- _WORK TO BE COMPLETED_: Omit the pictures, then reproduce every remaining record exactly.

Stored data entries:
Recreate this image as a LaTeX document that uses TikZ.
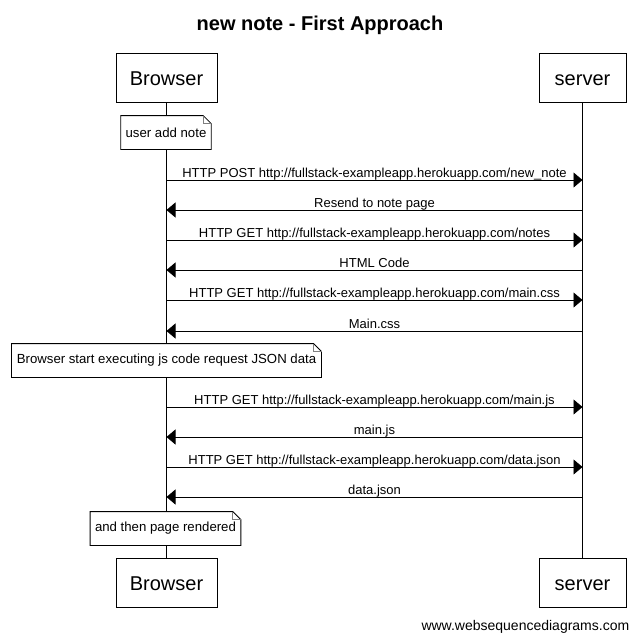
\documentclass[tikz,border=0pt]{standalone}
\usepackage{fontspec}
\setmainfont{Liberation Sans}
\usetikzlibrary{arrows.meta}

\begin{document}
\begin{tikzpicture}[x=1pt,y=-1pt,line width=0.8pt,
        actor/.style={draw,fill=white,minimum height=49pt,text height=16pt,text depth=0pt,font=\fontsize{20}{24}\selectfont},
        note/.style={fill=white,minimum height=33pt,inner xsep=4.5pt,font=\fontsize{13.2}{16}\selectfont},
        msg/.style={-{Triangle[length=9pt,width=15pt]}},
        lbl/.style={font=\fontsize{13}{16}\selectfont,anchor=base,yshift=3pt}]
                \useasboundingbox (0,0) rectangle (640,641);
                \node[font=\bfseries\fontsize{20}{24}\selectfont,anchor=base] (title) at (320,30.5) {new note - First Approach};

                % participants
                \node[actor,minimum width=101pt] (b1) at (166.5,77.5) {Browser};
                \node[actor,minimum width=87pt] (s1) at (582.5,77.5) {server};
                \node[actor,minimum width=101pt] (b2) at (166.5,582.5) {Browser};
                \node[actor,minimum width=87pt] (s2) at (582.5,582.5) {server};
                \draw (b1) -- (b2);
                \draw (s1) -- (s2);

                % notes
                \node[note] (n1) at (166,132.5) {user add note};
                \node[note,inner xsep=5pt] (n2) at (166.5,360.5) {Browser start executing js code request JSON data};
                \node[note] (n3) at (165.5,528.5) {and then page rendered};
                \foreach \n in {n1,n2,n3} {
                    \draw (\n.north west) -- ([xshift=-8pt]\n.north east) -- ([yshift=-8pt]\n.north east) -- (\n.south east) -- (\n.south west) -- cycle;
                    \draw[gray] ([xshift=-8pt]\n.north east) -- ([xshift=-8pt,yshift=-8pt]\n.north east) -- ([yshift=-8pt]\n.north east);
                }

                % requests
                \foreach \y/\t in {180/{HTTP POST http://fullstack-exampleapp.herokuapp.com/new\_note},
                                   240/{HTTP GET http://fullstack-exampleapp.herokuapp.com/notes},
                                   300/{HTTP GET http://fullstack-exampleapp.herokuapp.com/main.css},
                                   407/{HTTP GET http://fullstack-exampleapp.herokuapp.com/main.js},
                                   467/{HTTP GET http://fullstack-exampleapp.herokuapp.com/data.json}}
                    \draw[msg] (b1 |- 0,\y) -- (s1 |- 0,\y) node[lbl,midway] {\t};

                % responses
                \foreach \y/\t in {210/{Resend to note page},270/{HTML Code},331/{Main.css},437/{main.js},497/{data.json}}
                    \draw[msg] (s1 |- 0,\y) -- (b1 |- 0,\y) node[lbl,midway] {\t};

                \node[anchor=east,font=\fontsize{14}{17}\selectfont] (site) at (633,627) {www.websequencediagrams.com};
            \end{tikzpicture}
\end{document}
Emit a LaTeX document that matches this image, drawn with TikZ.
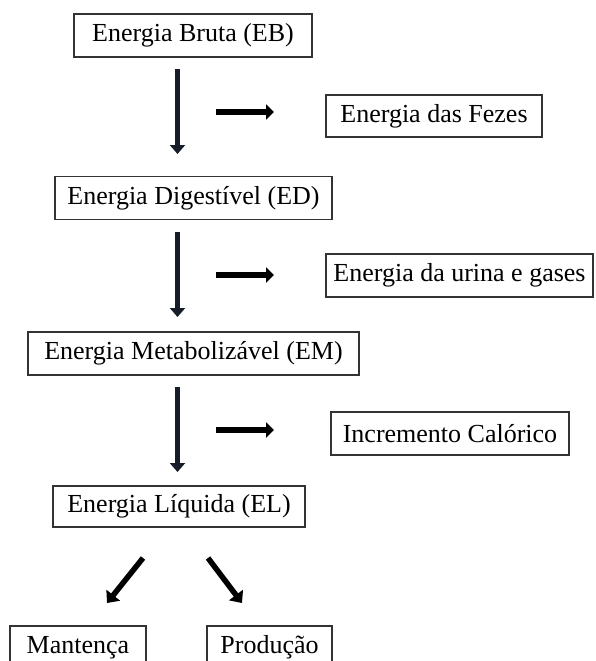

- _FULL ANSWER_:
Recreate this image as a LaTeX document that uses TikZ.
\documentclass[tikz,border=0pt]{standalone}
\usepackage{fontspec}
\setmainfont{Liberation Sans}
\usetikzlibrary{arrows.meta}

\begin{document}
\begin{tikzpicture}[x=1pt,y=-1pt,line width=0.8pt,
        actor/.style={draw,fill=white,minimum height=49pt,text height=16pt,text depth=0pt,font=\fontsize{20}{24}\selectfont},
        note/.style={fill=white,minimum height=33pt,inner xsep=4.5pt,font=\fontsize{13.2}{16}\selectfont},
        msg/.style={-{Triangle[length=9pt,width=15pt]}},
        lbl/.style={font=\fontsize{13}{16}\selectfont,anchor=base,yshift=3pt}]
                \useasboundingbox (0,0) rectangle (640,641);
                \node[font=\bfseries\fontsize{20}{24}\selectfont,anchor=base] (title) at (320,30.5) {new note - First Approach};

                % participants
                \node[actor,minimum width=101pt] (b1) at (166.5,77.5) {Browser};
                \node[actor,minimum width=87pt] (s1) at (582.5,77.5) {server};
                \node[actor,minimum width=101pt] (b2) at (166.5,582.5) {Browser};
                \node[actor,minimum width=87pt] (s2) at (582.5,582.5) {server};
                \draw (b1) -- (b2);
                \draw (s1) -- (s2);

                % notes
                \node[note] (n1) at (166,132.5) {user add note};
                \node[note,inner xsep=5pt] (n2) at (166.5,360.5) {Browser start executing js code request JSON data};
                \node[note] (n3) at (165.5,528.5) {and then page rendered};
                \foreach \n in {n1,n2,n3} {
                    \draw (\n.north west) -- ([xshift=-8pt]\n.north east) -- ([yshift=-8pt]\n.north east) -- (\n.south east) -- (\n.south west) -- cycle;
                    \draw[gray] ([xshift=-8pt]\n.north east) -- ([xshift=-8pt,yshift=-8pt]\n.north east) -- ([yshift=-8pt]\n.north east);
                }

                % requests
                \foreach \y/\t in {180/{HTTP POST http://fullstack-exampleapp.herokuapp.com/new\_note},
                                   240/{HTTP GET http://fullstack-exampleapp.herokuapp.com/notes},
                                   300/{HTTP GET http://fullstack-exampleapp.herokuapp.com/main.css},
                                   407/{HTTP GET http://fullstack-exampleapp.herokuapp.com/main.js},
                                   467/{HTTP GET http://fullstack-exampleapp.herokuapp.com/data.json}}
                    \draw[msg] (b1 |- 0,\y) -- (s1 |- 0,\y) node[lbl,midway] {\t};

                % responses
                \foreach \y/\t in {210/{Resend to note page},270/{HTML Code},331/{Main.css},437/{main.js},497/{data.json}}
                    \draw[msg] (s1 |- 0,\y) -- (b1 |- 0,\y) node[lbl,midway] {\t};

                \node[anchor=east,font=\fontsize{14}{17}\selectfont] (site) at (633,627) {www.websequencediagrams.com};
            \end{tikzpicture}
\end{document}
Emit a LaTeX document that matches this image, drawn with TikZ.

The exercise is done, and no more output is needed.